Page last updated at 07:58 GMT, Monday, 2 November 2009

Call to cut 'farcical' jail terms

Iain Duncan Smith
Mr Duncan Smith has been promised a social justice role in government

Prison sentences of two months or less should be scrapped and replaced by tougher probation courses, according to Iain Duncan Smith.

Such short terms are "farcical" and do nothing to reform serial offenders, the former Conservative leader is expected to say in a speech on Monday.

The speech echoes a new report by his Centre for Social Justice.

Justice Secretary Jack Straw said some of its claims were "unfounded" but he would look at its suggestions.

The report by the Centre for Social Justice, which is headed by Mr Duncan Smith, says courts should be given the power to quickly haul offenders into prison if they breach their probation terms.

It adds that there should be a stronger focus on rehabilitation and better treatment programmes for drug addicts and alcoholics.

'Brave proposal'

Research by the think tank suggests that reoffending costs the country £11bn each year.

Mr Duncan Smith, who has been promised a social justice role in a future Tory government by leader David Cameron, will say very short sentences are "the primary cause of churn and fuel the chaos of overcrowding".

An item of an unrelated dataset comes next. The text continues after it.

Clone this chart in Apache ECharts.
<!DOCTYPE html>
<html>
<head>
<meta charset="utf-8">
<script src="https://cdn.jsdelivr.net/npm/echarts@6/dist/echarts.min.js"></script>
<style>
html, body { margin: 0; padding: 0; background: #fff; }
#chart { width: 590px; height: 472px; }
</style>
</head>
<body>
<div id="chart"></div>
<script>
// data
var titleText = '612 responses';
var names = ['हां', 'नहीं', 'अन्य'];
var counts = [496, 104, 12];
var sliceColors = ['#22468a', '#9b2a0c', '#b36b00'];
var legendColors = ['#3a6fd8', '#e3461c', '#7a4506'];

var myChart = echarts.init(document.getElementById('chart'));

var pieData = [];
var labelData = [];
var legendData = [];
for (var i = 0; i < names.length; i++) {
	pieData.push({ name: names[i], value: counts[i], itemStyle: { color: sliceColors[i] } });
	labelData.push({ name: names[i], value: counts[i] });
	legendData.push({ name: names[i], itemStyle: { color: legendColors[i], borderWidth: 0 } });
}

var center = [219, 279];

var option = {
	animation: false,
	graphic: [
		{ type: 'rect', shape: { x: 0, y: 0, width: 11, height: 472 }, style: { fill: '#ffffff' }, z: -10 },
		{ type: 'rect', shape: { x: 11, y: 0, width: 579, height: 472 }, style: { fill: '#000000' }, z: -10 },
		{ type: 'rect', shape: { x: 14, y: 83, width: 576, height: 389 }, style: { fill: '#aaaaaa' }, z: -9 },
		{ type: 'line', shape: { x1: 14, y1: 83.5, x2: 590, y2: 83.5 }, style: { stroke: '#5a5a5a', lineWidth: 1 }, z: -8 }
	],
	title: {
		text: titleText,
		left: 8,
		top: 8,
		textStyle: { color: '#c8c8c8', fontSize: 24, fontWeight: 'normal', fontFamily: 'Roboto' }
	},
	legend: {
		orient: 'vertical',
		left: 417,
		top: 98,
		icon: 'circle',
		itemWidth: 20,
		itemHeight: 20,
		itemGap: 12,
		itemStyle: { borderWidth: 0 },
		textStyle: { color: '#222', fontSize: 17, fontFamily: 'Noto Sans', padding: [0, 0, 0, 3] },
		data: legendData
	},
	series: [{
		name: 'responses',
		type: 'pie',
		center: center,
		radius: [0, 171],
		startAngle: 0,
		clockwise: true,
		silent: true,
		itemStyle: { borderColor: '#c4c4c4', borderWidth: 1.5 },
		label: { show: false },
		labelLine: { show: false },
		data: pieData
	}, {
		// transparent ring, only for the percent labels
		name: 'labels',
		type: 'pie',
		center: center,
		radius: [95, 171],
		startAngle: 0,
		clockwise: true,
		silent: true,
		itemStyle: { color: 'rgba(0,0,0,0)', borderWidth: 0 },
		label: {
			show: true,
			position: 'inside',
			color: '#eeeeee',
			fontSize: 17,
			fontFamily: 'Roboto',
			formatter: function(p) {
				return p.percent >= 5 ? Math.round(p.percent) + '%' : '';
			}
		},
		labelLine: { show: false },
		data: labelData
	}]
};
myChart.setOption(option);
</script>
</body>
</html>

Make Justice Work, a campaign to abolish short-term prison sentences, urged the Tory leadership to take up his call.

Director Roma Hooper said: "In reality we should be aiming to follow Scotland's lead and abolish all sentences of under six months but this is a good start and a brave proposal from a key Tory think tank.

"Prison reform is often seen in zero sum terms but relatively small tweaks such as abolishing short-term prison sentences would have a colossal impact on improving Britain's prisons and tackling the cycle of low-level crime blighting our society."

Mr Straw said he needed to study the report, as "penal policy is too important for knee-jerk reactions".

"A big effort has gone into tough community sentences as alternatives to short term custody - one of the suggestions in the report, and generally these are working well," he said.

"The prison population for women and for under-18s is down, partly as a result."

The two major drivers for the increase in prison numbers were the fact that more serious offenders were being jailed for longer and the increasing number of recall prisoners who had broken their probation order or post-release licence, he added.